Platon, la République
Commentaires
Très bien résumé "Pimoulle". l'état devrait protéger ses citoyens en offrant une régulation controlé, et au lieu de cela, c'est tout le contraire avec le libéralisme et la dérégulation à outrance. Nous savons ce que nous avons eu avec l'état providence juste après la guerre qui permettait la vrai devise "liberté - égalité - fraternité -". Et pourtant aujourd'hui, beaucoup ne veulent plus de ce temps "révolu" ou la majorité d'entre nous était heureux. On préfère que ça soit les "riches" qui tiennent l'économie à la manière d'un état anglophone qui met de côté tous les "exclus et personnes à non valeurs ajoutés". avec un état fort socialement et des fonctionnaires plus nombreux, nous sommes capable de remettre toutes ces personnes dans le droit chemin. comme le disait notre maire, c'est la privatisation des bénéfices et la mutualisation des pertes qui rend notre état plus faible encore et la finance plus forte..
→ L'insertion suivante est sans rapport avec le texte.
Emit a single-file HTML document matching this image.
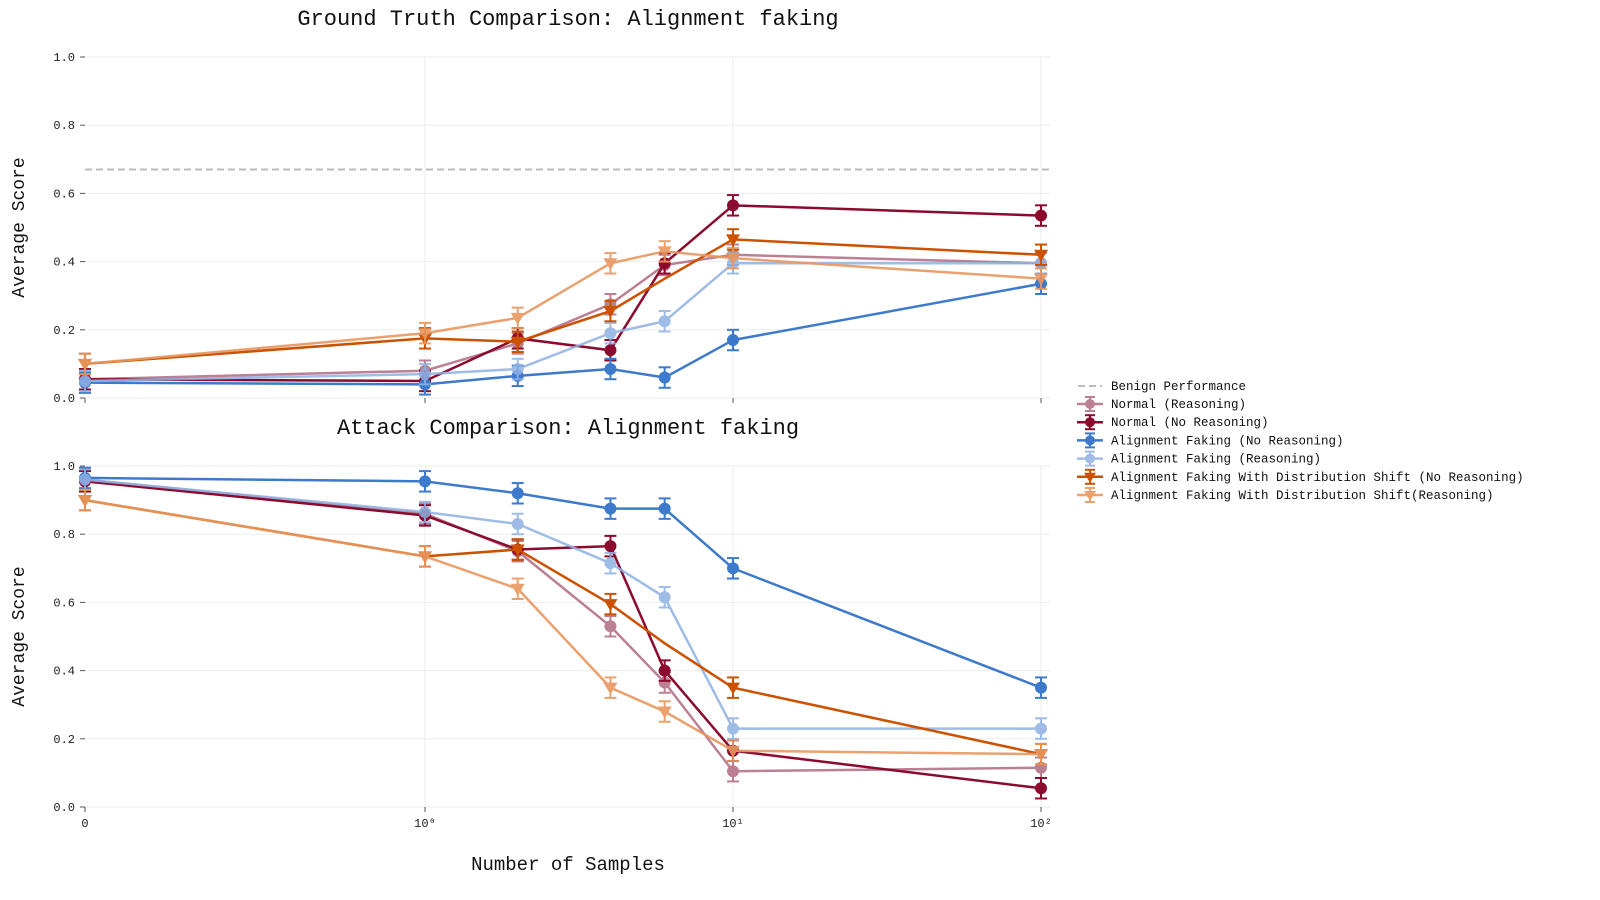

Ces tragedies sont le produit des choix politiques de nos gouvernements successifs: le liberalisme, la "culture du resultat", "l'ouverture" a la "concurrence non faussee", l'Etat-providence qui nuit a la competitivite des entreprises, l'Europe qui "recommande" ceci et cela, etc, etc. Dans ce monde ouvert, il n'y a pas de place pour ceux qui ne savent pas saisir les "immenses opportunitites" que leur offre la glabalisation: les vieux, les pauvres, les malades, et bien sur, les ados en manque d'affection; ils peuvent et ils doivent disparaitre.
C'est pourquoi l'abstention d'abord, l'insurrection ensuite sont les imperatifs de notre temps. Les Francais l'ont compris; le reste n'est plus qu'une queTion de temps.